基于组合特征的中文新闻网页关键词提取研究

发布时间：2018-01-20 13:17

本文关键词： 关键词提取组合特征组合词有向图新闻网页　出处：《北京林业大学》2013年硕士论文　论文类型：学位论文

【摘要】：随着互联网的迅速发展,网络信息正在呈爆炸式增长,新闻网页已经成为人们获取信息的一个重要途径。如何快速有效地获取新闻网页中的信息并进行处理已经成为一个重要的研究工作。在搜索引擎领域,网页内容及关键词提取是有关文本自动处理的基础工作。

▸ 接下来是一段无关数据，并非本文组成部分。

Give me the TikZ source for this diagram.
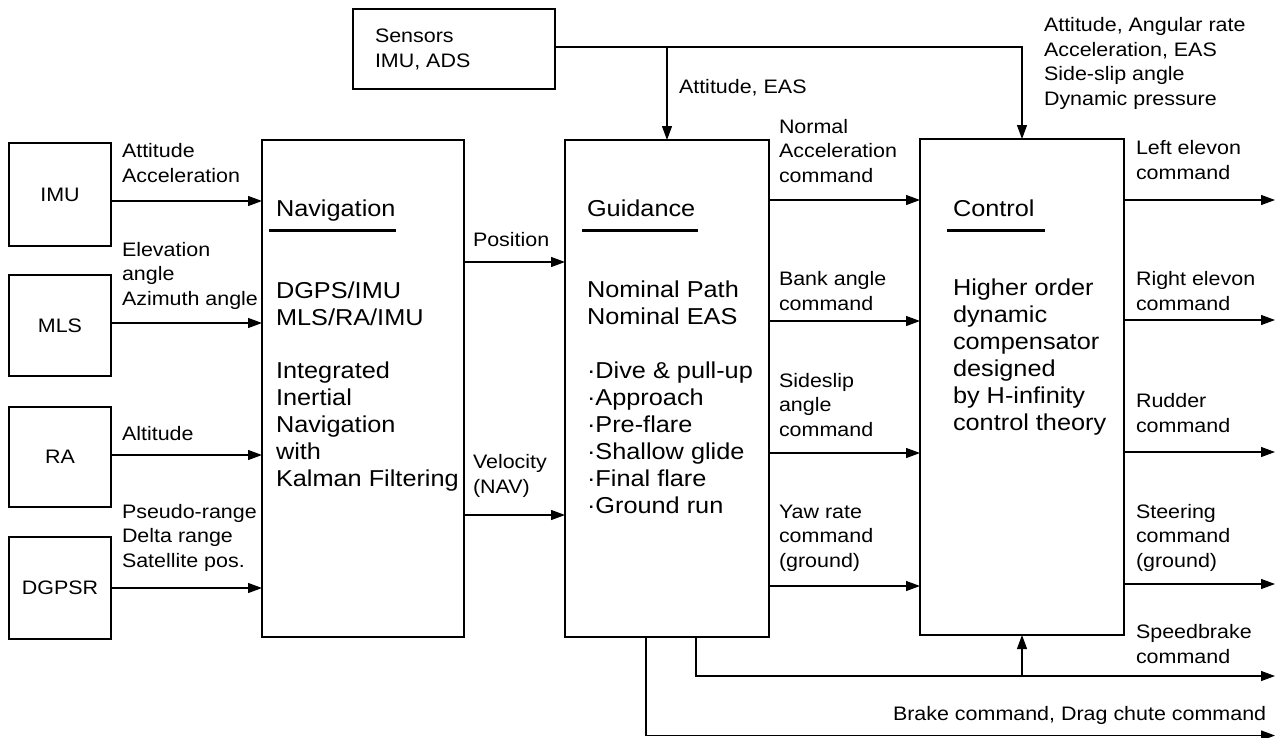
\documentclass[tikz,border=0pt]{standalone}
\usepackage{fontspec}
\setmainfont{Liberation Sans}[FakeStretch=1.1]
\usetikzlibrary{arrows.meta}

\begin{document}
\begin{tikzpicture}[x=1pt,y=-1pt,line cap=rect,
	box/.style={draw,line width=1.2pt,inner sep=0,outer sep=0,font=\lblfont},
	wire/.style={line width=1.2pt},
	arr/.style={wire,-{Triangle[length=14pt,width=10pt]}},
	lbl/.style={inner sep=0,outer sep=0,anchor=base west,align=left,font=\lblfont},
	txt/.style={lbl,font=\txtfont},
	bar/.style={line width=3pt,line cap=butt}]
	\def\lblfont{\fontsize{19.5pt}{24.5pt}\selectfont} % side labels
	\def\txtfont{\fontsize{23pt}{27pt}\selectfont} % text inside the big blocks
	\useasboundingbox (0,0) rectangle (1276,737);
	\coordinate (rim) at (1275,0);
	% blocks
	\node[box,minimum width=202pt,minimum height=80pt] (sensors) at (454,49) {};
	\node[box,minimum width=102pt,minimum height=103pt] (imu) at (60,194.5) {IMU};
	\node[box,minimum width=102pt,minimum height=101pt] (mls) at (60,325.5) {MLS};
	\node[box,minimum width=102pt,minimum height=100pt] (ra) at (60,457) {RA};
	\node[box,minimum width=102pt,minimum height=102pt] (dgpsr) at (60,588) {DGPSR};
	\node[box,minimum width=202pt,minimum height=497pt] (nav) at (363,388.5) {};
	\node[box,minimum width=204pt,minimum height=497pt] (guid) at (667,388.5) {};
	\node[box,minimum width=204pt,minimum height=496pt] (ctrl) at (1022,387) {};
	% block texts (base = last line)
	\node[lbl] (senstxt) at (375,67) {Sensors\\IMU, ADS};
	\node[txt] (navhd) at (276,216) {Navigation};
	\draw[bar] (269,230) -- (396,230);
	\node[txt] (navmode) at (276,325) {DGPS/IMU\\MLS/RA/IMU};
	\node[txt] (navtxt) at (276,486) {Integrated\\Inertial\\Navigation\\with\\Kalman Filtering};
	\node[txt] (guidhd) at (587,216) {Guidance};
	\draw[bar] (582,230) -- (698,230);
	\node[txt] (guidnom) at (587,324) {Nominal Path\\Nominal EAS};
	\node[txt] (guidph) at (587,513) {·Dive \& pull-up\\·Approach\\·Pre-flare\\·Shallow glide\\·Final flare\\·Ground run};
	\node[txt] (ctrlhd) at (953,216) {Control};
	\draw[bar] (947,230) -- (1045,230);
	\node[txt] (ctrltxt) at (953,430) {Higher order\\dynamic\\compensator\\designed\\by H-infinity\\control theory};
	% sensor bus
	\coordinate (gtap) at (guid.north |- 0,47);
	\draw[arr] (sensors.east |- 0,47) -| (ctrl.north);
	\draw[arr] (gtap) -- (guid.north);
	\node[lbl] (l-ge) at (679,93) {Attitude, EAS};
	\node[lbl] (l-ce) at (1044,105) {Attitude, Angular rate\\Acceleration, EAS\\Side-slip angle\\Dynamic pressure};
	% sensors to navigation
	\draw[arr] (imu.east |- 0,201) -- (nav.west |- 0,201);
	\node[lbl] (l-imu) at (122,182) {Attitude\\Acceleration};
	\draw[arr] (mls.east |- 0,323) -- (nav.west |- 0,323);
	\node[lbl] (l-mls) at (122,305) {Elevation\\angle\\Azimuth angle};
	\draw[arr] (ra.east |- 0,455) -- (nav.west |- 0,455);
	\node[lbl] (l-ra) at (122,440) {Altitude};
	\draw[arr] (dgpsr.east |- 0,588) -- (nav.west |- 0,588);
	\node[lbl] (l-gps) at (122,567) {Pseudo-range\\Delta range\\Satellite pos.};
	% navigation to guidance
	\draw[arr] (nav.east |- 0,262) -- (guid.west |- 0,262);
	\node[lbl] (l-pos) at (473,246) {Position};
	\draw[arr] (nav.east |- 0,515) -- (guid.west |- 0,515);
	\node[lbl] (l-vel) at (473,493) {Velocity\\(NAV)};
	% guidance to control
	\draw[arr] (guid.east |- 0,200) -- (ctrl.west |- 0,200);
	\node[lbl] (l-nz) at (779,182) {Normal\\Acceleration\\command};
	\draw[arr] (guid.east |- 0,321) -- (ctrl.west |- 0,321);
	\node[lbl] (l-bank) at (779,310) {Bank angle\\command};
	\draw[arr] (guid.east |- 0,453) -- (ctrl.west |- 0,453);
	\node[lbl] (l-beta) at (779,436) {Sideslip\\angle\\command};
	\draw[arr] (guid.east |- 0,586) -- (ctrl.west |- 0,586);
	\node[lbl] (l-yaw) at (779,567) {Yaw rate\\command\\(ground)};
	% control outputs
	\draw[arr] (ctrl.east |- 0,200) -- (rim |- 0,200);
	\node[lbl] (l-le) at (1136,179) {Left elevon\\command};
	\draw[arr] (ctrl.east |- 0,320) -- (rim |- 0,320);
	\node[lbl] (l-re) at (1136,310) {Right elevon\\command};
	\draw[arr] (ctrl.east |- 0,452) -- (rim |- 0,452);
	\node[lbl] (l-rud) at (1136,432) {Rudder\\command};
	\draw[arr] (ctrl.east |- 0,584) -- (rim |- 0,584);
	\node[lbl] (l-str) at (1136,567) {Steering\\command\\(ground)};
	% speedbrake and brake
	\draw[arr] (guid.south -| 696,0) |- (rim |- 0,676);
	\draw[arr] (ctrl.south |- 0,676) -- (ctrl.south);
	\node[lbl] (l-sb) at (1136,663) {Speedbrake\\command};
	\draw[arr] (guid.south -| 646,0) |- (rim |- 0,735.5);
	\node[lbl] (l-brk) at (893,720) {Brake command, Drag chute command};
\end{tikzpicture}
\end{document}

网页关键词反映了网页的主要内容,能够有效地对网页进行标识,从而便于进一步处理。本文首先介绍了关键词提取相关的理论知识,包括关键词提取的概念、自然语言处理、网页内容提取等。接着介绍了组合词以及组合词生成的方法。然后提出了基于组合特征的新闻网页关键词提取方法。在对网页文本进行分词的基础上,通过计算文本特征的权重得到候选关键词,并利用基于有向图的组合词生成算法得到组合词,经过去重合并得到最终关键词。最后对新闻网页进行实验,实验结果表明本文方法能够有效地提取出新闻网页的关键词。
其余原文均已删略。